12-16$ depending on the lake, lake cozy-dale is the only clean on i've ever seen and you can pull right to the lake. every time i drive by in the summer its crowded so people must be catching fish, the owner apparently kicks out any of the problem people so thats not a problem either. hope your cousin catches somthing


----------



## chrisoneal

cozydale is=15
rainbow lakes=12
catfishermen paridise=15
bills trout lake=11

just some prices i know of i hope this helps you out. I hope your cousin has a fun time fishing with you and catches some big fish. That is a very nice thing to do for him.


----------



## KWILSON512

Are there any close to the Cleveland area, I live in Strongsville and he is in
Brookpark plus i am not sure if he could handle a 2-3 hour car ride. He's 6 first of all and he'd drive me crazy but the ride may take a tole on him. He used to have good and bad days but now it seems he having bad and worse days. The whole expierence may be too much anyway but if theres one Fairly close to Cleveland please let me know.


----------



## boonecreek

sorry to hear about ur cousin. horseshoe 2 is open on the 5th.my favert. 16 bucks gets u in for 12 hours 3 more pay for the 3 rd pole plusputs u in all the jars send my a private massage and i,ll give u a web site.


----------



## fishdealer04

I am not sure about any in Cleveland.

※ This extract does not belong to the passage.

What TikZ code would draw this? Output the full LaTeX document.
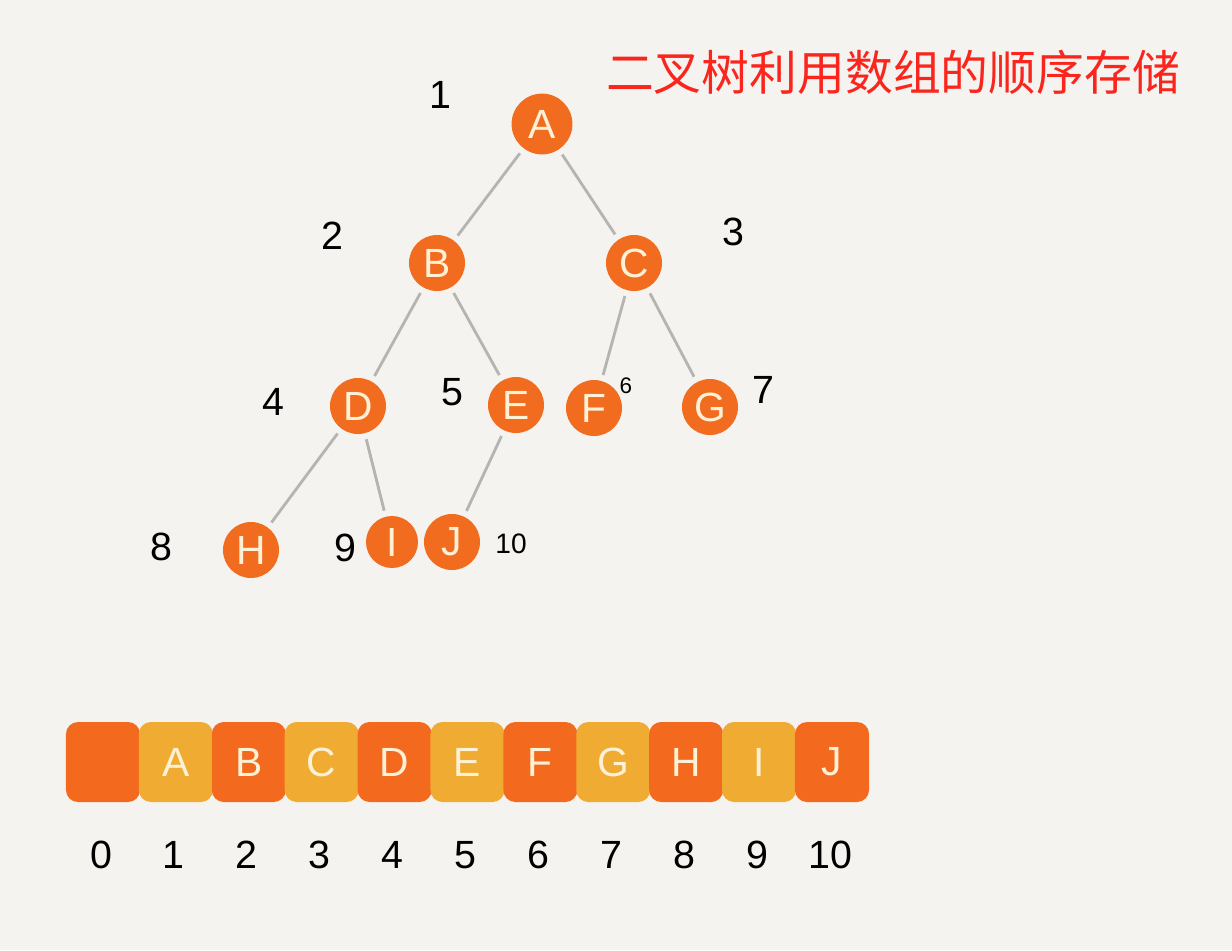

You should see if there is a park system around that has a pay lake or two. Down here in Cincinnait we have the Hamilton County Parks which are really nice. (Lots of Tax Dollars) They are clean, easy access on some of the lakes. And Lake Isabella puts fish in every week to be caught and kept. I will do a search and see if I can come up with anything....


----------



## boonecreek

try big catfish diaries.com


----------